Now back to the two cars filled with the bickering couples. Oh, and there’s one solo guy: he’s the one with the sock puppet sitting alone in the back seat. And not a very good sock puppet. They wind up at the ominously creepy and dark mansion just when young Billy is coughing up dirt as a purple-faced werewolf buries him alive.

Yes, that’s right, a purple-faced werewolf. Just go with it. Nothing in this movie makes sense so get used to it now.

The werewolf not only enjoys burying little boys alive, he gets a kick out of holding doors shut on people, but I’m getting ahead of myself. Couples and sock puppet guy enter the mansion to party hardy, and you know what happens to party people in horror movies, don’t you? They die hardy.

The Sal Mineo look-alike insists on breaking into a padlocked closet and finds a corpse clutching a Ouija board. Ignoring the significance of a CORPSE CLUTCHING A QUIJA BOARD, Carly (Lisa Friede), the quiet, Ouija-savvy girl of the group (which often happens in horror movies), knows what to do with the planchette. They continue their bickering over what questions to ask like “will we get out alive” while we cut to the sorcerer (Felix Ward) playing a game of chess, although he never moves any of the pieces. He needs souls to revive his wife, who poisoned herself to get away from him. Finally, a little peek at the plot! Enjoy it while it lasts because a peek is all you get.

Spookies monster scene

Carly becomes possessed by the sorcerer and goes after the others. As they run out the front door, zombies pop up out of the graveyard to stop them. They run back into the house screaming hysterically. You will be screaming with laughter at this point. The bickering continues forcing them to split up. That’s another cardinal rule for victims in horror movies: split up to die more easily. Every lazy horror movie scriptwriter knows that one.

Let me recap this for you: with zombies outside, a demon-possessed Carly on the inside, a purple-faced werewolf holding doors shut on them, and a gloating sorcerer playing chess without moving the pieces, THEY SPLIT UP. At least they spend a few minutes bickering over the pros and cons of splitting up, so that’s a plus.

Here’s where you notice the acting in no way attempts to accommodate the adrenalin-rush terror befalling them. I’m not sure if the three directors involved with the multiple productions had much control at any point, but the makeup and special effects crew indulge their fancies with gusto. The 1980s is THE decade for puffy, rubbery monster suits, herky-jerky animatronics, puppetry, skittery stop-motion, and glistening, greenish-purplish makeup and goo practical effects. You see all of it in this movie with varying degrees of success.

One by one, the blundering, bickering, over-aged teens get taken out by one imaginative monstrosity after another. Interspersed between each tableau of gory doom, the sorcerer gloats in a bad, Lugosi-styled accent and summons more creatures of the night through Carly. And each time someone scrambles to get out of a room there’s the purple werewolf outside, holding the door closed on one side while they pull hard to open it on the other.
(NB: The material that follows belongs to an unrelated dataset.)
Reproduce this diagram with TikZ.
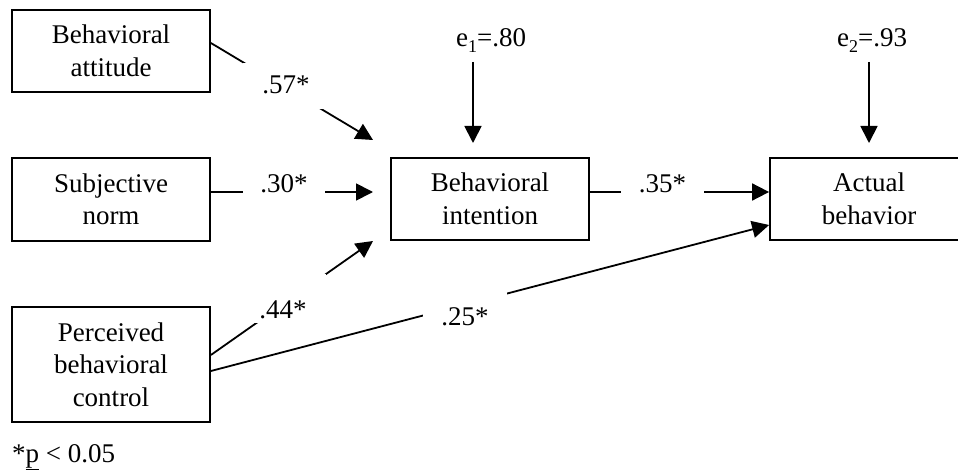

The creatures encountered are like those you’d find on a Skywald horror magazine cover: there are the sod-men in the cellar, farting with each step they take  (I can now unequivocally say farting ruins suspenseful terror); there’s the spider-woman (Soo Paek) that sucks the juices out of the annoying sock-puppet guy, actually deflating him as she slurps him up; there’s the grim reaper statue coming to life with blazing red eyes and wielding a mean scythe; and there’s a tentacled, sucker-fish-looking creature that shoots electric bolts. Go figure. The creations are fun to watch in action and help you ignore the messed up storyline.

While everyone is getting killed a la carte, the sorcerer’s bride awakens and runs away. A witch-thingie stops her and forces her to run to the graveyard, where more zombies pop up and grab her in an overdrawn groping romp that needed splicing badly. She manages to break free long enough to run into the purple werewolf. There’s no door between them, though. The end makes no sense whatsoever: it’s done for visual flair only. Indeed, the entire movie is a series of visual setups, strung between the incongruous sorcerer gloating, party people screaming and dying, the purple werewolf holding doors closed with glee, and a bride loathing her predicament.

If ever there was a reason to throw popcorn at a movie screen, this is it. To be fair, when the financier stepped in, all hell broke loose firing everyone, thus spawning this oddity  with gusto.

This movie is so goofy-nonsensical you’ll love watching it while deriding the hell out of it. I’m surprised no one’s made this a stage play yet. I’d love to see Spookies, the musical. And believe or not, there’s a documentary on this whopper. Twisted Tale: The Unmaking of Spookies (2019). You can watch the documentary along with the movie on the Blu-ray from Vinegar Syndrome.